Sarah agrees it was a little rocky start mostly because the technology at the time under-delivered in terms of geo-fencing and speed controls. “It was early days and it’s always trickier being a leader in innovation than a follower.” 

Also, Adelaide was still a city that was affordable and accessible from a car use and parking point of view, so there wasn’t as much need for disruption as in bigger cities. The trial was paused, retendered and relaunched with stricter controls on compliance and requirements on e-scooter operators.

It has never looked back with the e-scooters now operating in adjoining Council areas and this is where the major impact has been created. Data from June 2021 showed that e-scooters were replacing 42% of car trips in Adelaide. Usage data continues to increase.

“They are now predominantly a mode of transport because people can commute from outer suburbs into the city and beyond, so they really are making a difference to reducing car trips and car congestion,” she said.

Sarah says there is a transition period for a community to get used to e-scooters – minimum two months, so Councils need to work closely with the operators during this time as once the legislative changes are made, it really is the Councils who drive the trial and beyond.

She loves Beam’s Safety Academies, offering free rider training, and the corporate responsibility of providers like Beam on education for riders and non-riders.

“You also need to have the Council (s) on board.
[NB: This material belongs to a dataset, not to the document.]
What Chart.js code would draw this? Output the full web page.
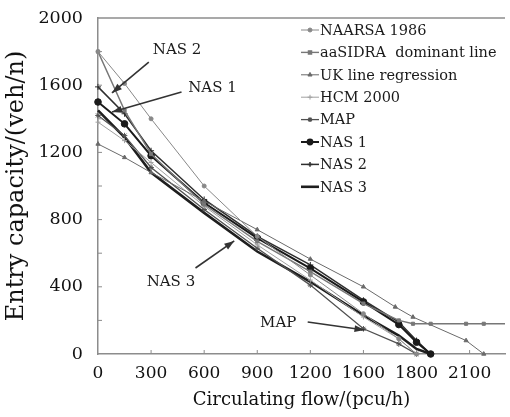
<!DOCTYPE html>
<html>
<head>
<meta charset="utf-8">
<script src="https://cdn.jsdelivr.net/npm/chart.js@4/dist/chart.umd.min.js"></script>
<style>
  html,body{margin:0;padding:0;background:#fff;}
  #wrap{width:510px;height:417px;position:relative;}
</style>
</head>
<body>
<div id="wrap"><canvas id="c"></canvas></div>
<script>
/* entry capacity vs circulating flow */
const xTickVals   = [0,300,600,900,1200,1500,1800,2100];
const xTickLabels = ['0','300','600','900','1200','1600','1800','2100'];
const yTickVals   = [0,400,800,1200,1600,2000];

const naarsaX  = [0,150,300,600,900,1200,1500,1700,1800];
const naarsaY  = [1800,1610,1400,1000,700,470,240,90,0];
const sidraX   = [0,150,300,600,900,1200,1500,1700,1780,1880,2080,2180,2300];
const sidraY   = [1800,1450,1190,890,670,490,300,200,180,180,180,180,180];
const ukX      = [0,150,300,600,900,1200,1500,1680,1780,2080,2180];
const ukY      = [1250,1170,1080,910,740,565,400,280,220,80,0];
const hcmX     = [0,150,300,600,900,1200,1500,1700,1800];
const hcmY     = [1380,1270,1140,880,650,440,220,90,0];
const mapX     = [0,150,300,600,900,1200,1500,1700,1800];
const mapY     = [1420,1300,1110,860,630,410,150,60,0];
const nasX     = [0,150,300,600,900,1200,1500,1700,1800,1880];
const nas1Y    = [1500,1370,1180,900,690,510,310,175,70,0];
const nas2Y    = [1590,1430,1210,920,700,530,320,190,80,0];
const nas3Y    = [1450,1290,1080,840,610,430,230,110,30,0];

// callouts: label position, arrow tail, arrow tip (data units)
const callouts = [
  {text:'NAS 2', at:[310,1810], from:[287,1738], to:[79,1554]},
  {text:'NAS 1', at:[510,1583], from:[472,1560], to:[79,1440]},
  {text:'NAS 3', at:[275,429],  from:[551,512],  to:[770,673]},
  {text:'MAP',   at:[916,185],  from:[1185,190], to:[1506,143]}
];

const SERIF='"DejaVu Serif", serif';
const pts=(xs,ys)=>xs.map((x,i)=>({x,y:ys[i]}));

function ds(label,xs,ys,color,width,style,radius,extra){
  return Object.assign({label,data:pts(xs,ys),borderColor:color,backgroundColor:color,borderWidth:width,
    pointStyle:style,pointRadius:radius,pointBorderColor:color,pointBackgroundColor:color,pointBorderWidth:1,
    tension:0,clip:false},extra||{});
}

const datasets=[
  ds('NAARSA 1986',naarsaX,naarsaY,'#888',1,'circle',2),
  ds('aaSIDRA  dominant line',sidraX,sidraY,'#777',1.4,'rect',2.2,
     {pointRadius:sidraX.map((x,i)=>i===sidraX.length-1?0:2.2)}),
  ds('UK line regression',ukX,ukY,'#6a6a6a',1,'triangle',2.4),
  ds('HCM 2000',hcmX,hcmY,'#a0a0a0',1,'cross',2.5),
  ds('MAP',mapX,mapY,'#505050',1.3,'star',2.8),
  ds('NAS 1',nasX,nas1Y,'#1a1a1a',2,'circle',3.3),
  ds('NAS 2',nasX,nas2Y,'#2e2e2e',1.5,'cross',3),
  ds('NAS 3',nasX,nas3Y,'#1e1e1e',2.6,'circle',0)
];

const decor={
  id:'decor',
  afterDatasetsDraw(chart){
    const {ctx,chartArea:a,scales:{x,y}}=chart;
    const H=Chart.helpers;
    ctx.save();
    // frame top + inside ticks
    ctx.strokeStyle='#8c8c8c';ctx.lineWidth=1.5;
    ctx.beginPath();ctx.moveTo(a.left,a.top);ctx.lineTo(a.right,a.top);ctx.stroke();
    ctx.lineWidth=1;
    for(let v=200;v<2000;v+=200){const py=y.getPixelForValue(v);ctx.beginPath();ctx.moveTo(a.left,py);ctx.lineTo(a.left+4,py);ctx.stroke();}
    xTickVals.slice(1).forEach(v=>{const px=x.getPixelForValue(v);ctx.beginPath();ctx.moveTo(px,a.bottom);ctx.lineTo(px,a.bottom-4);ctx.stroke();});

    // legend
    ctx.font='14.5px '+SERIF;ctx.textBaseline='middle';ctx.textAlign='left';
    chart.data.datasets.forEach((d,i)=>{
      const ly=a.top+12+i*22.4, lx=301;
      ctx.strokeStyle=d.borderColor;ctx.lineWidth=d.borderWidth;
      ctx.beginPath();ctx.moveTo(lx,ly);ctx.lineTo(lx+18,ly);ctx.stroke();
      const r=Array.isArray(d.pointRadius)?d.pointRadius[0]:d.pointRadius;
      if(r>0){ctx.fillStyle=d.borderColor;H.drawPoint(ctx,{pointStyle:d.pointStyle,radius:Math.min(r,2.4),rotation:0,borderWidth:1},lx+9,ly);}
      ctx.fillStyle='#1a1a1a';ctx.fillText(d.label,lx+19,ly+1);
    });

    // callouts
    callouts.forEach(c=>{
      const fx=x.getPixelForValue(c.from[0]),fy=y.getPixelForValue(c.from[1]);
      const tx=x.getPixelForValue(c.to[0]),ty=y.getPixelForValue(c.to[1]);
      ctx.strokeStyle='#333';ctx.fillStyle='#333';ctx.lineWidth=1.6;
      ctx.beginPath();ctx.moveTo(fx,fy);ctx.lineTo(tx,ty);ctx.stroke();
      const ang=Math.atan2(ty-fy,tx-fx),L=10,W=3.5;
      ctx.beginPath();ctx.moveTo(tx,ty);
      ctx.lineTo(tx-L*Math.cos(ang)+W*Math.sin(ang),ty-L*Math.sin(ang)-W*Math.cos(ang));
      ctx.lineTo(tx-L*Math.cos(ang)-W*Math.sin(ang),ty-L*Math.sin(ang)+W*Math.cos(ang));
      ctx.closePath();ctx.fill();
      ctx.fillStyle='#1a1a1a';ctx.font='15px '+SERIF;ctx.textAlign='left';ctx.textBaseline='middle';
      ctx.fillText(c.text,x.getPixelForValue(c.at[0]),y.getPixelForValue(c.at[1]));
    });
    ctx.restore();
  }
};

new Chart(document.getElementById('c'),{
  type:'line',
  data:{datasets},
  options:{
    responsive:true,maintainAspectRatio:false,animation:false,
    layout:{padding:{top:18,right:0,left:0,bottom:0}},
    plugins:{legend:{display:false},tooltip:{enabled:false}},
    scales:{
      x:{type:'linear',min:0,max:2300,
        border:{color:'#8c8c8c',width:1.5},grid:{display:false},
        afterBuildTicks:s=>{s.ticks=xTickVals.map(v=>({value:v}));},
        ticks:{autoSkip:false,maxRotation:0,padding:1,color:'#111',font:{family:SERIF,size:17},
          callback:v=>xTickLabels[xTickVals.indexOf(v)]},
        title:{display:true,text:'Circulating flow/(pcu/h)',color:'#111',font:{family:SERIF,size:18},padding:{top:0,bottom:6}},
        afterFit:s=>{s.height=63;}
      },
      y:{min:0,max:2000,
        border:{color:'#8c8c8c',width:1.5},grid:{display:false},
        afterBuildTicks:s=>{s.ticks=yTickVals.map(v=>({value:v}));},
        ticks:{padding:7,color:'#111',font:{family:SERIF,size:17.5},callback:v=>String(v)},
        title:{display:true,text:'Entry capacity/(veh/n)',color:'#111',font:{family:SERIF,size:24},padding:{top:2,bottom:2}},
        afterFit:s=>{s.width=98;}
      }
    }
  },
  plugins:[decor]
});
</script>
</body>
</html>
We had an excellent Lord Mayor who saw them as a sustainability driver, and that helped.”
The new Government tried to integrate the e-scooters into the public transport network “first mile, last mile” aspect, encouraging people to use e-scooters to get to buses, loading more buses on the main roadways routes and off the back streets.
“It really is exciting to see how micromobility can be a service. It is a mindset change to see e-scooters as part of the picture,” she said.

Fast forward four years and so impressed with the potential of micromobility as a game-changer, Sarah Taylor has left her SA Government role and just started with Beam in the role of Senior Policy Manager, Australia and New Zealand.

“Mobility as we know it is changing and I couldn’t pass up the opportunity to be a part of the rapid transformation of an entire sector.
“I’m just so impressed with how sophisticated the operations and the technology are at Beam, the ability to rapidly develop new technology and processes to counter challenges in the market is astounding. E-scooters and micromobility are very much established in our culture now and it’s a proven technology nationally and internationally. It is very exciting to be a part of the future.”
“The skills and technology that sit behind e-scooters is high level – it isn’t just a transport mode but a sophisticated technology operation that is continually improving to ensure better safety and ride outcomes for users and the broader community.”